望潮亭通信

無常なる世界を見るは楽しかり

新冷戦の姿

 ウクライナに侵攻したロシアだが、欧米から武器などの支援もあってかウクライナ軍の反撃が優勢となって、ロシア軍の劣勢が欧米メディアで報じられる。死傷者の増加で兵員が不足したのかロシアは部分動員令により30万人を徴兵して増員せざるを得ない事態に追い込まれた(実際には100万人を徴兵するとの見方もある)。

 30万人をウクライナ侵攻に投入できたとしても、ミサイルや長距離砲など遠距離からの攻撃が主体となった戦場で、兵員ばかり増やしても戦況の打開にはつながりにくいだろう。それでもロシアが兵員の増派に動くのは、ウクライナに侵攻したロシア軍の大きなダメージを修復するとともに、ウクライナ軍に対して反攻するためか。肉弾戦も辞さずとロシア軍が想定しているなら、悲惨な戦場になりそうだ。

 2月24日に砲撃や空襲などで始まったロシア軍のウクライナ侵攻の結末はまだ見えていない。ロシア軍もウクライナ軍も決定的な勝利を得られず、こう着状態になってダラダラと戦闘が続く可能性もあるが、もしロシア軍が盛り返して、ウクライナ東部から占領地を広げ、ウクライナ政府を瓦解させてウクライナ全体を併合したとすると、世界の光景はどうなるか。

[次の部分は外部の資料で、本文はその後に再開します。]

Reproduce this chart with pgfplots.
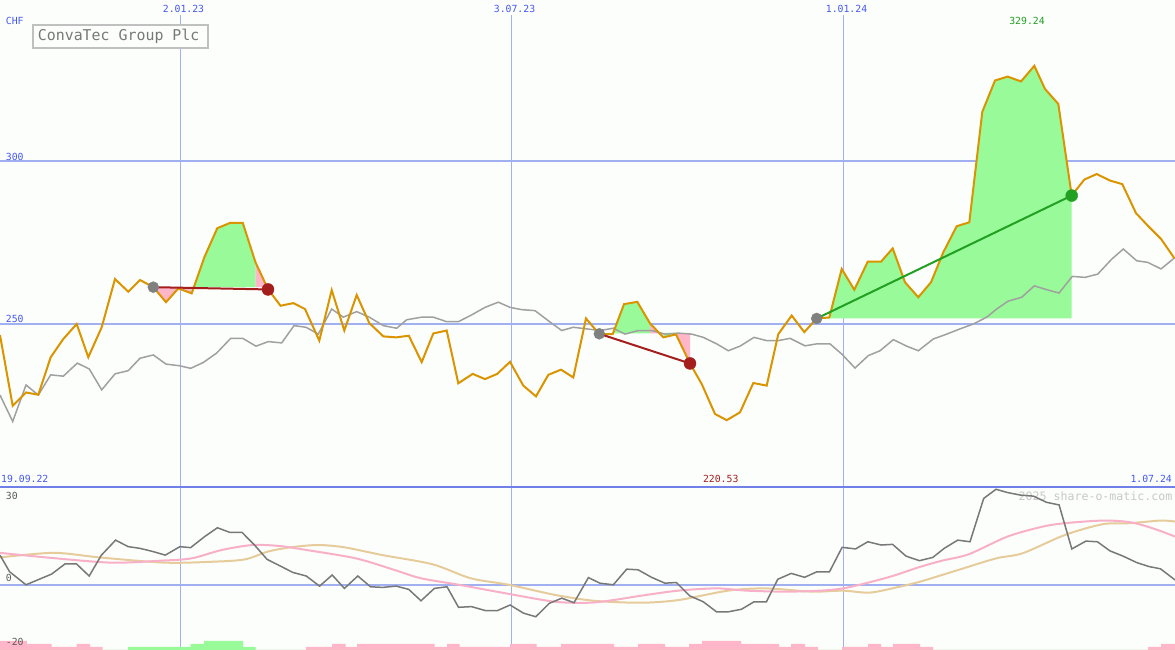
\documentclass[border=0pt]{standalone}
\usepackage{pgfplots}
\pgfplotsset{compat=1.18}
\usepackage{fontspec}
\newfontfamily\mono{DejaVu Sans Mono}
\definecolor{bgc}{RGB}{252,254,252}
\definecolor{gridc}{RGB}{160,176,240}
\definecolor{sepc}{RGB}{112,128,232}
\definecolor{bluet}{RGB}{70,88,240}
\definecolor{orangel}{RGB}{218,148,0}
\definecolor{grayl}{RGB}{160,160,160}
\definecolor{greenf}{RGB}{152,250,152}
\definecolor{pinkf}{RGB}{255,182,200}
\definecolor{darkredc}{RGB}{165,30,30}
\definecolor{greenc}{RGB}{34,160,34}
\definecolor{dotgray}{RGB}{128,128,128}
\definecolor{dgray}{RGB}{120,120,120}
\definecolor{pinkl}{RGB}{248,176,200}
\definecolor{tanl}{RGB}{230,204,154}
\definecolor{wmgray}{RGB}{200,200,200}
\definecolor{labgray}{RGB}{90,90,90}
\definecolor{boxgray}{RGB}{192,192,192}
\definecolor{titlegray}{RGB}{120,120,120}
\pgfplotsset{chartaxis/.style={scale only axis, width=1175pt, xmin=0, xmax=1175,
  axis line style={draw=none}, tick style={draw=none}, xticklabels={}, yticklabels={},
  grid=major, x grid style={gridc, line width=1pt}, y grid style={gridc, line width=2pt}}}
\newcommand{\lf}{\mono\fontsize{9.8}{11}\selectfont}
\begin{document}
\begin{tikzpicture}[x=1pt,y=1pt]
\fill[bgc] (0,0) rectangle (1175,650);
\node[anchor=base, text=wmgray, font=\mono\fontsize{11.6}{13}\selectfont, inner sep=0] at (1095.5,149.5) {2025 share-o-matic.com};
% ---------- lower panel ----------
\begin{axis}[chartaxis, at={(0pt,0pt)}, anchor=south west, height=163pt, ymin=-20, ymax=30, xtick={180.5,511.5,843.5}, ytick={0}]
\addplot[tanl, line width=2pt, smooth] coordinates {
(0,8.4)(53.6,9.8)(99.5,8.4)(164.6,6.8)(214.3,7.1)(245,7.8)(268,10.2)(290.8,11.5)(317.6,12.2)(344.4,11.5)(382.7,9.1)(432.5,6.3)(470.7,2.0)(509,0)(555,-3.1)(594,-4.9)(640,-5.5)(678,-4.7)(728,-1.8)(766,-1.1)(812,-2.1)(843,-1.8)(869.7,-2.4)(896.5,-0.8)(919.4,0.9)(957.7,4.5)(996,8.1)(1022.8,9.7)(1065,15.3)(1103,18.6)(1130,18.9)(1160.5,19.7)(1175,19.4)};
\addplot[pinkl, line width=2pt, smooth] coordinates {
(0,9.8)(46,8.4)(111,6.8)(160.7,7.4)(191.4,8.1)(222,10.7)(252.6,12.2)(279.4,11.9)(306,10.7)(356,8.1)(394,4.6)(421,2.0)(459,0)(509,-2.8)(555,-5.2)(589,-5.5)(613,-4.7)(640,-3.4)(678,-1.8)(716.6,-1.1)(747,-1.8)(785.5,-2.1)(820,-1.8)(843,-1.1)(866,0.5)(892.6,2.7)(919,5.4)(942,7.4)(969,9.4)(1007.5,14.8)(1042,17.8)(1065,18.9)(1103,19.7)(1130,19.2)(1153,17.3)(1175,14.8)};
\addplot[dgray, line width=1.5pt] coordinates {
(0,9.1)(9.6,4.0)(26,0)(51.7,3.3)(65,6.4)(76.5,6.4)(89.2,2.7)(101.4,9.1)(115.6,13.7)(128.2,11.7)(139.7,11.2)(153,10.2)(165.3,9.1)(179.9,11.7)(190.6,11.4)(204.7,14.8)(217.4,17.5)(229.6,16.1)(241.9,16.1)(254.5,12.2)(267.1,7.8)(281.3,5.6)(292.8,3.8)(306.2,2.7)(319.6,-0.4)(332.2,3.0)(344.4,-1.1)(357.8,2.7)(370.5,-0.6)(382.7,-0.8)(396.1,-0.4)(408.7,-1.4)(421,-4.9)(434.4,-1.1)(447,-0.6)(458.5,-6.9)(471.5,-6.7)(485.3,-7.9)(497.5,-7.9)(510.1,-6.2)(523.5,-8.7)(535.8,-9.8)(549.2,-5.7)(561.8,-4.1)(574,-5.5)(588.4,2.2)(599.9,0.5)(613.3,0)(626.7,4.8)(638.1,4.6)(651.5,2.3)(664.9,0.5)(676.4,0.7)(689.8,-3.4)(703.2,-5.2)(716.6,-8.3)(728.1,-8.3)(741.5,-7.5)(754.1,-5.2)(766.4,-5.2)(777.8,1.7)(791.2,3.5)(804.6,2.3)(816.9,4.0)(829.5,4.0)(842.1,11.5)(855.5,11.0)(867.8,13.2)(881.2,12.2)(892.6,12.4)(906,8.8)(919.4,7.4)(932.8,8.4)(944.3,11.2)(957.7,13.7)(970,13.2)(983.7,26.5)(996,29.3)(1007.5,28.3)(1020.8,27.5)(1033.5,27.2)(1046.5,25.3)(1059.1,24.5)(1071.8,11.0)(1085.9,13.4)(1097.4,13.2)(1110,10.4)(1123,8.8)(1136.8,6.8)(1149,5.6)(1160.5,4.9)(1175,1.5)};
\end{axis}
% ---------- bars ----------
\begin{axis}[at={(0pt,0pt)}, anchor=south west, scale only axis, width=1175pt, height=163pt, xmin=0, xmax=1175, ymin=0, ymax=54.333, hide axis]
\addplot[const plot, fill=pinkf, draw=none] coordinates {
(0,3)(26.8,2)(51.7,1)(76.5,2)(90,1)(102.6,0)(306,1)(332,2)(345.6,1)(357,2)(434.7,1)(447,2)(459.6,1)(510,2)(536.5,1)(561,2)(614,1)(638,2)(665,1)(689,2)(702,3)(741,2)(779,1)(791,2)(805,1)(818,0)(842,1)(868,2)(881,1)(893,2)(920,1)(933,0)(1148,1)(1161,2)(1175,2)} \closedcycle;
\addplot[const plot, fill=greenf, draw=none] coordinates {
(0,0)(128.2,1)(190.6,2)(204,3)(243,1)(255.6,0)(1175,0)} \closedcycle;
\end{axis}
% ---------- upper panel ----------
\begin{axis}[chartaxis, at={(0pt,163pt)}, anchor=south west, height=472pt, ymin=200, ymax=344.79, xtick={180.5,511.5,843.5}, ytick={250,300}]
% trade fills
\addplot[fill=pinkf, draw=none] coordinates {(153.3,261.3)(166,256.7)(178.3,260.9)(191.7,259.4)(191.7,261.3)} --cycle;
\addplot[fill=greenf, draw=none] coordinates {(191.7,261.3)(191.7,259.4)(204.5,270.6)(217.3,279.4)(230,281)(242.8,281)(255.5,268.9)(255.5,261.3)} --cycle;
\addplot[fill=pinkf, draw=none] coordinates {(255.5,261.3)(255.5,268.9)(268,260.7)(268,261.3)} --cycle;
\addplot[fill=greenf, draw=none] coordinates {(599.3,247.1)(612.7,246.9)(624,256.1)(637.3,256.8)(650,250.2)(650,247.1)} --cycle;
\addplot[fill=pinkf, draw=none] coordinates {(650,247.1)(650,250.2)(663.3,245.9)(663.3,247.1)} --cycle;
\addplot[fill=greenf, draw=none] coordinates {(663.3,247.3)(663.3,245.9)(676,246.8)(676,247.3)} --cycle;
\addplot[fill=pinkf, draw=none] coordinates {(676,247.1)(676,246.8)(690,237.9)(690,247.1)} --cycle;
\addplot[fill=greenf, draw=none] coordinates {(816.7,251.7)(829.3,252.0)(841.7,266.9)(854.3,260.5)(867.7,269.1)(881,269.1)(892.7,273.2)(905,262.8)(918.3,258.2)(931,262.8)(943.3,272.0)(956.7,280.0)(969.3,281.2)(982.3,315.1)(995,324.7)(1007.7,325.9)(1021,324.4)(1034.3,329.2)(1045,322.1)(1058.3,317.5)(1071.7,289.4)(1071.7,251.7)} --cycle;
% comparison line
\addplot[grayl, line width=1.5pt] coordinates {
(0,228.2)(12.7,220.1)(26,231.3)(38.3,228.2)(50.7,234.4)(63.3,234.0)(77.3,238.0)(89.3,236.2)(101.7,229.8)(115,234.7)(128.3,235.7)(140,239.5)(153.3,240.5)(166,237.7)(179.3,237.2)(190.7,236.4)(203.3,238.2)(216.7,241.1)(230.7,245.6)(242.7,245.6)(256,243.2)(268.3,244.6)(281.7,244.2)(294,249.5)(306,249.0)(318.3,246.9)(331.7,254.6)(343.3,252.1)(356.7,253.8)(369.3,252.1)(383.3,249.5)(396.7,248.7)(406.7,251.3)(421.7,252.1)(433.3,252.1)(446.7,250.7)(458.3,250.7)(471.7,252.8)(485,255.1)(498.3,256.7)(510,255.1)(521.7,254.4)(535,254.1)(548.3,251.0)(561.7,248.0)(573.3,249.0)(586.7,248.5)(600,248.0)(613.3,248.7)(625,246.9)(638.3,248.0)(651.7,248.0)(665,246.9)(678.3,247.2)(691.7,246.9)(703.3,245.9)(716.7,243.9)(728.3,241.8)(740,243.2)(754,245.9)(766.7,244.9)(778.3,244.9)(790,245.6)(805,243.3)(816.7,243.9)(830,243.9)(841.7,240.8)(855,236.5)(868.3,240.3)(880,241.8)(893.3,245.2)(906.7,243.2)(918.3,241.8)(933.3,245.4)(946.7,246.9)(960,248.5)(973.3,250.0)(986.7,252.1)(996.7,254.6)(1008,257.0)(1021.7,258.2)(1034.3,261.7)(1047,260.5)(1059,259.5)(1072.3,264.6)(1085,264.3)(1097.7,265.3)(1111.7,269.9)(1123.3,273.0)(1136.7,269.4)(1147.7,268.9)(1161,266.9)(1175,270.4)};
% entry dots
\addplot[only marks, mark=*, mark size=5.5pt, color=dotgray] coordinates {(153.3,261.3)(599.3,247.0)(816.7,251.7)};
% price line
\addplot[orangel, line width=2pt] coordinates {
(0,246.6)(12.7,224.9)(26,229.0)(38.3,228.3)(50.7,239.8)(63.3,245.4)(76.7,250.0)(88.3,239.8)(101.7,249.0)(115,263.8)(128.3,259.9)(140,263.5)(153.3,261.3)(166,256.7)(178.3,260.9)(191.7,259.4)(204.5,270.6)(217.3,279.4)(230,281.0)(242.8,281.0)(255.5,268.9)(268,260.7)(280.5,255.6)(293.3,256.4)(305,254.6)(319.3,244.9)(331.7,260.4)(344.3,248.0)(356.7,258.9)(369.3,250.3)(383.3,246.2)(396,245.9)(408.8,246.4)(421.7,238.3)(433.3,247.1)(446.7,248.0)(458.3,231.8)(472.7,234.7)(485,233.1)(497.3,234.7)(510,238.4)(523.3,231.1)(536,227.8)(548.3,234.4)(561,236.0)(573.3,233.6)(586,251.7)(599.3,246.9)(612.7,246.9)(624,256.1)(637.3,256.8)(650,250.2)(663.3,245.9)(676,246.8)(690,237.9)(701.7,231.6)(715,222.4)(726.7,220.5)(740,222.9)(753.3,231.9)(766.7,231.1)(778.3,246.9)(791.7,252.6)(804.3,247.5)(816.7,251.7)(829.3,252.0)(841.7,266.9)(854.3,260.5)(867.7,269.1)(881,269.1)(892.7,273.2)(905,262.8)(918.3,258.2)(931,262.8)(943.3,272.0)(956.7,280.0)(969.3,281.2)(982.3,315.1)(995,324.7)(1007.7,325.9)(1021,324.4)(1034.3,329.2)(1045,322.1)(1058.3,317.5)(1071.7,289.4)(1084.3,294.3)(1096.7,296.0)(1110,294.0)(1122.3,292.9)(1136,284.0)(1148.3,280.0)(1161,276.1)(1174.3,270.2)};
% trade lines
\addplot[darkredc, line width=2pt] coordinates {(153.3,261.3)(268,260.6)};
\addplot[darkredc, line width=2pt] coordinates {(599.3,247.0)(690,237.9)};
\addplot[greenc, line width=2pt] coordinates {(816.7,251.7)(1071.7,289.4)};
% exit dots
\addplot[only marks, mark=*, mark size=6pt, color=darkredc] coordinates {(268,260.6)(690,237.9)};
\addplot[only marks, mark=*, mark size=6pt, color=greenc] coordinates {(1071.7,289.4)};
\end{axis}
% separator
\draw[sepc, line width=2pt] (0,163) -- (1175,163);
% title box
\draw[boxgray, line width=2pt, fill=bgc] (33,625) rectangle (207.7,602.3);
\node[anchor=base west, inner sep=0, text=titlegray, font=\mono\fontsize{14.9}{16}\selectfont] at (37.7,609.3) {ConvaTec Group Plc};
% labels
\node[anchor=base, inner sep=0, text=bluet, font=\lf] at (183.5,637.3) {2.01.23};
\node[anchor=base, inner sep=0, text=bluet, font=\lf] at (514.5,637.3) {3.07.23};
\node[anchor=base, inner sep=0, text=bluet, font=\lf] at (846.5,637.3) {1.01.24};
\node[anchor=base west, inner sep=0, text=bluet, font=\lf] at (5.7,625) {CHF};
\node[anchor=base west, inner sep=0, text=bluet, font=\lf] at (5.7,489.7) {300};
\node[anchor=base west, inner sep=0, text=bluet, font=\lf] at (5.7,327.3) {250};
\node[anchor=base, inner sep=0, text=greenc, font=\lf] at (1027,625) {329.24};
\node[anchor=base west, inner sep=0, text=bluet, font=\lf] at (1,167) {19.09.22};
\node[anchor=base, inner sep=0, text=darkredc, font=\lf] at (720.7,167) {220.53};
\node[anchor=base east, inner sep=0, text=bluet, font=\lf] at (1172,167) {1.07.24};
\node[anchor=base west, inner sep=0, text=labgray, font=\lf] at (5.7,150) {30};
\node[anchor=base west, inner sep=0, text=labgray, font=\lf] at (5.7,68.3) {0};
\node[anchor=base west, inner sep=0, text=labgray, font=\lf] at (5.7,4.3) {-20};
\pgfresetboundingbox
\path[use as bounding box] (0,0) rectangle (1175,650);
\end{tikzpicture}
\end{document}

 プーチン大統領は7月に、ウクライナ侵攻により「米国中心の世界秩序は根本的に壊れ、欧米は既に敗北した」と述べたという。当時のプーチン氏は勝利を確信し、ウクライナに対して「戦場でロシアに勝ちたければ試してみたらいい」と余裕を見せるとともに、「戦闘が長引くほど和平合意は困難になる」と戦闘では負けないと信じきっていたようだ。

 もしロシアがウクライナ侵攻で勝利してウクライナ政府を瓦解させたなら、欧米主導の世界秩序は揺らぎ始めるだろう。欧米は軍備支援と対ロ経済制裁などでウクライナを支えたが、その効果が限定的だったことが明らかになると、途上国の民主主義を嫌う強権的政府の多くは、すぐにロシアや中国に近づかないとしても、欧米との距離を保ち、自国の利益優先を剥き出して動くようになるだろう。

 かつての冷戦は米国とソ連による世界の分割支配だったが、そこにはイデオロギー対立という側面があった。ロシアが勝利したなら、ロシアと中国という権威主義国と欧米など民主主義国による世界の分割支配という新冷戦の構図がはっきりする。経済大国になった中国をロシアが資源面から支援するので、経済力でも欧米と中ロは互角になる(ウクライナ侵攻が終わった後に欧州はロシアの資源を限定的にしか買わないだろう)。

 冷戦と新冷戦の相違点は、第一に各国の経済体制が資本主義である、第二に国境を越す人や情報の移動が(制約はあるが)自由、第三に中ロの富裕層は欧米に資産を移している、第四に欧米などにおける中ロの情報戦が活発ーなどだ。類似点は①政治的に妥協が困難、②軍事力を常に誇示する、③中ロにおける政権の正統性が希薄(主権が独裁者にあるのだから、正統性はあると独裁者は主張するだろうが)ーなどだ。

 ただし、ロシアも中国も個人独裁の色彩が濃いので、プーチン氏や習近平氏が政治舞台から退出した後も独裁的な政治が続くかどうかは未知数だ。両国にも民主主義などの価値観を共有する人々が存在するので、集団指導体制に移行したなら、欧米との緊張緩和に動く可能性はある(プーチン氏も習近平氏も69歳。どちらかの国で個人独裁が終わって欧米と協調路線に転じれば、残った国は孤立する)。